Stated task: Nothing after the line with "10.52, 10.57, 10.55];" belongs in the copy; extract the lines below from the top through that line, pictures left out.

Supplied material:
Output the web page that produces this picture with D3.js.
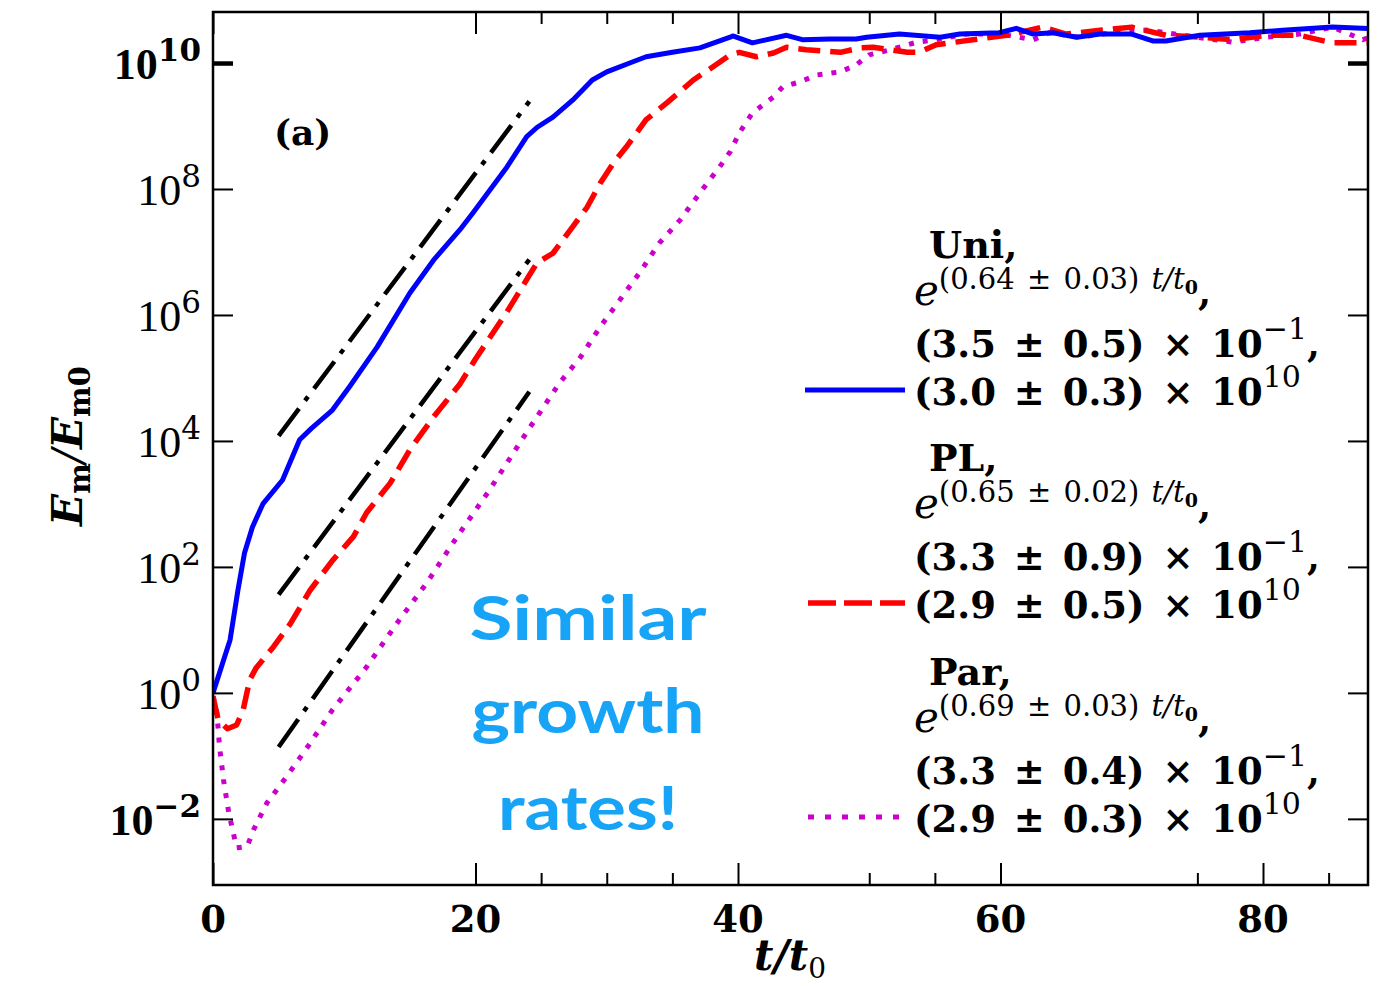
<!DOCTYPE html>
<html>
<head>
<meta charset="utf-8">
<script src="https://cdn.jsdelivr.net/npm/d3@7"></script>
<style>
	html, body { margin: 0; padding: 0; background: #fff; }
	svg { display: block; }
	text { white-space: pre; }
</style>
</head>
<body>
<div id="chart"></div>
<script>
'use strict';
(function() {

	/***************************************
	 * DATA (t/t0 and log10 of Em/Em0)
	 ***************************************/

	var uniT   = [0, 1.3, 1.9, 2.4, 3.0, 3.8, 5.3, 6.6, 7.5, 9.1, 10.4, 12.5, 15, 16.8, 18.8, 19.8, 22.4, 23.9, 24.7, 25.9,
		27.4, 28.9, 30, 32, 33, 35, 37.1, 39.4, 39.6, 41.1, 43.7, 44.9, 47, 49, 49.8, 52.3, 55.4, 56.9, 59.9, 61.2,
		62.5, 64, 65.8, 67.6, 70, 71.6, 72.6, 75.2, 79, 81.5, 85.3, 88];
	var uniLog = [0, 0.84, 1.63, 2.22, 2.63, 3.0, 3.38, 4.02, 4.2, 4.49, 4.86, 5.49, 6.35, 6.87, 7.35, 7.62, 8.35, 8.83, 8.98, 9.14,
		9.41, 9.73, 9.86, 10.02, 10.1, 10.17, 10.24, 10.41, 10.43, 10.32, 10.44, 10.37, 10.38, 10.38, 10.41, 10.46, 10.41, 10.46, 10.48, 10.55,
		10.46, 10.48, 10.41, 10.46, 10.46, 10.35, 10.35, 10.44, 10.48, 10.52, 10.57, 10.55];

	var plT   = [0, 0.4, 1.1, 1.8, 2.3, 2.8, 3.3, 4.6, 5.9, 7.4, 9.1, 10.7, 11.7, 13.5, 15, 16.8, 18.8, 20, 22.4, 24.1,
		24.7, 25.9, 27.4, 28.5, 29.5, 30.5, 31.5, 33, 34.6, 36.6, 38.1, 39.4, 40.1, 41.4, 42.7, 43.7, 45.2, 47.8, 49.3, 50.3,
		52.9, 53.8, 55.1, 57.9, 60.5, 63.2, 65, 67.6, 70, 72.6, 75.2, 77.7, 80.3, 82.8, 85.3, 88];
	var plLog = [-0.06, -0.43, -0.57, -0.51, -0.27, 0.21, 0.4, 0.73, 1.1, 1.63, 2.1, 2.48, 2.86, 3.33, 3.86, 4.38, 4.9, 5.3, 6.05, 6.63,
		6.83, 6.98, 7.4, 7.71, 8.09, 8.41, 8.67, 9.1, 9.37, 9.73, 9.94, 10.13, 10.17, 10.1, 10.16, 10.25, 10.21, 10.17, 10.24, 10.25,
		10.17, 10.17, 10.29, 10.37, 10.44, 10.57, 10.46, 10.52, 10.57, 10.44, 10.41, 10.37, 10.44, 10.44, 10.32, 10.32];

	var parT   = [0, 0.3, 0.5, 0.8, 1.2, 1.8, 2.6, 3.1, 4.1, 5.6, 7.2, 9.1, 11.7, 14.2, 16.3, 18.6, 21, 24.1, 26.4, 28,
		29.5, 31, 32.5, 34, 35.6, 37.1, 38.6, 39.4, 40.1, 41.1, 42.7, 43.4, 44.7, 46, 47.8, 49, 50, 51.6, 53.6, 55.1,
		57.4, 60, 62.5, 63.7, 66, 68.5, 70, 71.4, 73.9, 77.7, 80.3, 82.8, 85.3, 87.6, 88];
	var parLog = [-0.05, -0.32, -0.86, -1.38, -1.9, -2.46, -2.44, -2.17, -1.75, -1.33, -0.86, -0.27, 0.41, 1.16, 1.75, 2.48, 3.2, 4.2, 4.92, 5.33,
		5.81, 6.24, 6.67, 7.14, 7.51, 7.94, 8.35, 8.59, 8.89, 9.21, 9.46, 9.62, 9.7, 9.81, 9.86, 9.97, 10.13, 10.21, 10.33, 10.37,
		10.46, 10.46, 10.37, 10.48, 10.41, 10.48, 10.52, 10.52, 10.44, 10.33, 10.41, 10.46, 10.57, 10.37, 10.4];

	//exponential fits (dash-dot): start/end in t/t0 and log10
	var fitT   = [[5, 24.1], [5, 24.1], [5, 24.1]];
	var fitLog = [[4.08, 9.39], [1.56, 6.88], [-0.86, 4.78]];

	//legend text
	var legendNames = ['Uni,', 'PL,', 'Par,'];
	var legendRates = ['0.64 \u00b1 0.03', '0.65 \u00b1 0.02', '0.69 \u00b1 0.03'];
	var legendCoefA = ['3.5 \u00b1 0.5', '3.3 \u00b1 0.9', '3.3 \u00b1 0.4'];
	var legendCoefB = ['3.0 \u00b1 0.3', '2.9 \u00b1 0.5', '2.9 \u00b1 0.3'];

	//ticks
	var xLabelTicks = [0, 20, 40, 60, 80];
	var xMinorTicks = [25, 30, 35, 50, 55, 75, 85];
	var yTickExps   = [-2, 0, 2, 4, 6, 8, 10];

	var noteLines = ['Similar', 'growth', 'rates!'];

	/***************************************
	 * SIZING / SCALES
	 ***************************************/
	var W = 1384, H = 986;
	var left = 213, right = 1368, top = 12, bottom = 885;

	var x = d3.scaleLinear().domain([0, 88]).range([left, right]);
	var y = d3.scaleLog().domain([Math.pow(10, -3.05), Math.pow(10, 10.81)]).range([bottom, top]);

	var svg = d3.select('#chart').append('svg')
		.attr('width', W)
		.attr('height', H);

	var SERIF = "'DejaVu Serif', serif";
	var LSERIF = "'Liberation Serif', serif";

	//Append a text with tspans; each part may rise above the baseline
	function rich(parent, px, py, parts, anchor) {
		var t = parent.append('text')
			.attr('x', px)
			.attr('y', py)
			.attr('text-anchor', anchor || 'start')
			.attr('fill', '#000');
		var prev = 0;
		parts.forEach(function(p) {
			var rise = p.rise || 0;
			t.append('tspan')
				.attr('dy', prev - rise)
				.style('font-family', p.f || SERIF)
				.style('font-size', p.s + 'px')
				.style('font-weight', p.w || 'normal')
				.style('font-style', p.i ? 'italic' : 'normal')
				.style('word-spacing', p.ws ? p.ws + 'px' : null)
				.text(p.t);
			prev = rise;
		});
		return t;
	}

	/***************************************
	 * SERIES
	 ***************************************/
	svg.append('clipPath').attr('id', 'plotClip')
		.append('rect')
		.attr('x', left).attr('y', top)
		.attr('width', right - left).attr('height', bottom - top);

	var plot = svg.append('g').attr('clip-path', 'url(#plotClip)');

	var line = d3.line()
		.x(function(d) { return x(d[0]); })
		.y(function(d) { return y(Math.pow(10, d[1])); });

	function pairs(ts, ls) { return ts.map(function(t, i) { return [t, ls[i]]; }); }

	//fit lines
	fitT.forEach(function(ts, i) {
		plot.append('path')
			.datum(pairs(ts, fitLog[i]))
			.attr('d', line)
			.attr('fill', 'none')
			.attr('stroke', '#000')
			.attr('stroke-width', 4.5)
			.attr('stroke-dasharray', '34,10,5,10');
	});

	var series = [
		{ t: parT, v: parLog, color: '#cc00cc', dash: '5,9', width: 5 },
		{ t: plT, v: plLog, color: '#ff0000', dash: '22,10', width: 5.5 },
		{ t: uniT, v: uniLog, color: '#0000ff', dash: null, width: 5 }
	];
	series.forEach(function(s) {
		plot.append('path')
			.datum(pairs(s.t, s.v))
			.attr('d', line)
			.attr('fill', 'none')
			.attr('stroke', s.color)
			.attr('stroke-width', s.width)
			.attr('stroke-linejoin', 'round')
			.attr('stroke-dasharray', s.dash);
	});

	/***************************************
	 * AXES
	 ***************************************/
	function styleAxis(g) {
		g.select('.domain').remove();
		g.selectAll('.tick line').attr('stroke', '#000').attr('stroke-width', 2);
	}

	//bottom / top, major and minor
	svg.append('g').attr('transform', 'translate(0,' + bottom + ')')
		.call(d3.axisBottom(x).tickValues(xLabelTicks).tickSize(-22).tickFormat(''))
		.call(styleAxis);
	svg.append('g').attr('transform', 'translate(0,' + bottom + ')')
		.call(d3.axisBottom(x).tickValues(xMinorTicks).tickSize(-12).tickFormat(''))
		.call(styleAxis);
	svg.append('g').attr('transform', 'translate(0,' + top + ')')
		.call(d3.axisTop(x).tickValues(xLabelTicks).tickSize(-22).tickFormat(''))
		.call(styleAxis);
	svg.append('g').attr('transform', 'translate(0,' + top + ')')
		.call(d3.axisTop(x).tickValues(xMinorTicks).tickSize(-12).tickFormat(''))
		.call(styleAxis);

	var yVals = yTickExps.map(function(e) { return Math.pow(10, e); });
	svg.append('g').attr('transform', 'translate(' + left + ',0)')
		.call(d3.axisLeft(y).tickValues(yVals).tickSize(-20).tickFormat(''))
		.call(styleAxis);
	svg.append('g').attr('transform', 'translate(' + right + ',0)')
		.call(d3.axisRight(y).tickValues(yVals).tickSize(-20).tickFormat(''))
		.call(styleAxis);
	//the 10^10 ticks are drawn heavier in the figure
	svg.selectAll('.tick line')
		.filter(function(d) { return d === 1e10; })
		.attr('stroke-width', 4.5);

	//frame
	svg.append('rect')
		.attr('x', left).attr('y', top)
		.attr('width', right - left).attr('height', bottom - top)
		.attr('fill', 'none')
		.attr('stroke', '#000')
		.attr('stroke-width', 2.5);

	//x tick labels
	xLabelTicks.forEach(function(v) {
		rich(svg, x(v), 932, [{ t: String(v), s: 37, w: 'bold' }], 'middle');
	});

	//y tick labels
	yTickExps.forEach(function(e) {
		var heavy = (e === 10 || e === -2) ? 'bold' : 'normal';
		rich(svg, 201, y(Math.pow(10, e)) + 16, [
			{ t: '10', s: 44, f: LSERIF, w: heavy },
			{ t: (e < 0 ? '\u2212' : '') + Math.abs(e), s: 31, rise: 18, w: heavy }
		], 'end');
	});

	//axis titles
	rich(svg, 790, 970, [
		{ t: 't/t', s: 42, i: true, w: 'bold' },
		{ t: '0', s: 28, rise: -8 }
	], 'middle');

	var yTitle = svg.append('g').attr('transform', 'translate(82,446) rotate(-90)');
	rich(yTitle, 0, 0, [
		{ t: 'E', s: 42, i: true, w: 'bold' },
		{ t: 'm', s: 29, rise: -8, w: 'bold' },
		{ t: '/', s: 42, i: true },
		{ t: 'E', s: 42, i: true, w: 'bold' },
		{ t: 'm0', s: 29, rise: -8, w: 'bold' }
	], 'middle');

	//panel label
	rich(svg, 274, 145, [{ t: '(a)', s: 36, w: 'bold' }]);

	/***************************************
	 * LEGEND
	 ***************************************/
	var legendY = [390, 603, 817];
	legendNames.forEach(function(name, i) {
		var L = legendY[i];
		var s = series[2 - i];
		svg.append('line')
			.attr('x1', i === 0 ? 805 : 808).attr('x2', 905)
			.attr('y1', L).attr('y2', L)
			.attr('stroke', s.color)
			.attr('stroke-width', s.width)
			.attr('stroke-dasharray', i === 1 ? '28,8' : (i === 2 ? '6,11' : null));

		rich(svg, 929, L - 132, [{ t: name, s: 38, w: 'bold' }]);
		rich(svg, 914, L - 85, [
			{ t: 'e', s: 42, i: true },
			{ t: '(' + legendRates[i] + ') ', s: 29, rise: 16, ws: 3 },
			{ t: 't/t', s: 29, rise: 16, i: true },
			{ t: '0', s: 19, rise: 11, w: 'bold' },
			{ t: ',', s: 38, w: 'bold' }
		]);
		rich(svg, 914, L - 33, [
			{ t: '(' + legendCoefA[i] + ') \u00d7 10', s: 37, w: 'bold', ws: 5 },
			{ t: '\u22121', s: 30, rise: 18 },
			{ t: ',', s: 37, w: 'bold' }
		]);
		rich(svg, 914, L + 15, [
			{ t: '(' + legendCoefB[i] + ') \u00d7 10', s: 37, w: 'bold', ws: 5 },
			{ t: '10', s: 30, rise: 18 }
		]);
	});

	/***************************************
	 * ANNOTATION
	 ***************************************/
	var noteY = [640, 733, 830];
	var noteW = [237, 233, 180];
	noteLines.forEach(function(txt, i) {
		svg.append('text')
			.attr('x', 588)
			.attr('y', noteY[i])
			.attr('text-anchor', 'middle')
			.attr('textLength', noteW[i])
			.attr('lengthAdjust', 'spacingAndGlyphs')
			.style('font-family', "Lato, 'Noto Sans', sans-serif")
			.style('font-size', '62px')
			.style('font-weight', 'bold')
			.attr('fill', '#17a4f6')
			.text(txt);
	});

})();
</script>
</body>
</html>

The solution:
Output the web page that produces this picture with D3.js.
<!DOCTYPE html>
<html>
<head>
<meta charset="utf-8">
<script src="https://cdn.jsdelivr.net/npm/d3@7"></script>
<style>
	html, body { margin: 0; padding: 0; background: #fff; }
	svg { display: block; }
	text { white-space: pre; }
</style>
</head>
<body>
<div id="chart"></div>
<script>
'use strict';
(function() {

	/***************************************
	 * DATA (t/t0 and log10 of Em/Em0)
	 ***************************************/

	var uniT   = [0, 1.3, 1.9, 2.4, 3.0, 3.8, 5.3, 6.6, 7.5, 9.1, 10.4, 12.5, 15, 16.8, 18.8, 19.8, 22.4, 23.9, 24.7, 25.9,
		27.4, 28.9, 30, 32, 33, 35, 37.1, 39.4, 39.6, 41.1, 43.7, 44.9, 47, 49, 49.8, 52.3, 55.4, 56.9, 59.9, 61.2,
		62.5, 64, 65.8, 67.6, 70, 71.6, 72.6, 75.2, 79, 81.5, 85.3, 88];
	var uniLog = [0, 0.84, 1.63, 2.22, 2.63, 3.0, 3.38, 4.02, 4.2, 4.49, 4.86, 5.49, 6.35, 6.87, 7.35, 7.62, 8.35, 8.83, 8.98, 9.14,
		9.41, 9.73, 9.86, 10.02, 10.1, 10.17, 10.24, 10.41, 10.43, 10.32, 10.44, 10.37, 10.38, 10.38, 10.41, 10.46, 10.41, 10.46, 10.48, 10.55,
		10.46, 10.48, 10.41, 10.46, 10.46, 10.35, 10.35, 10.44, 10.48, 10.52, 10.57, 10.55];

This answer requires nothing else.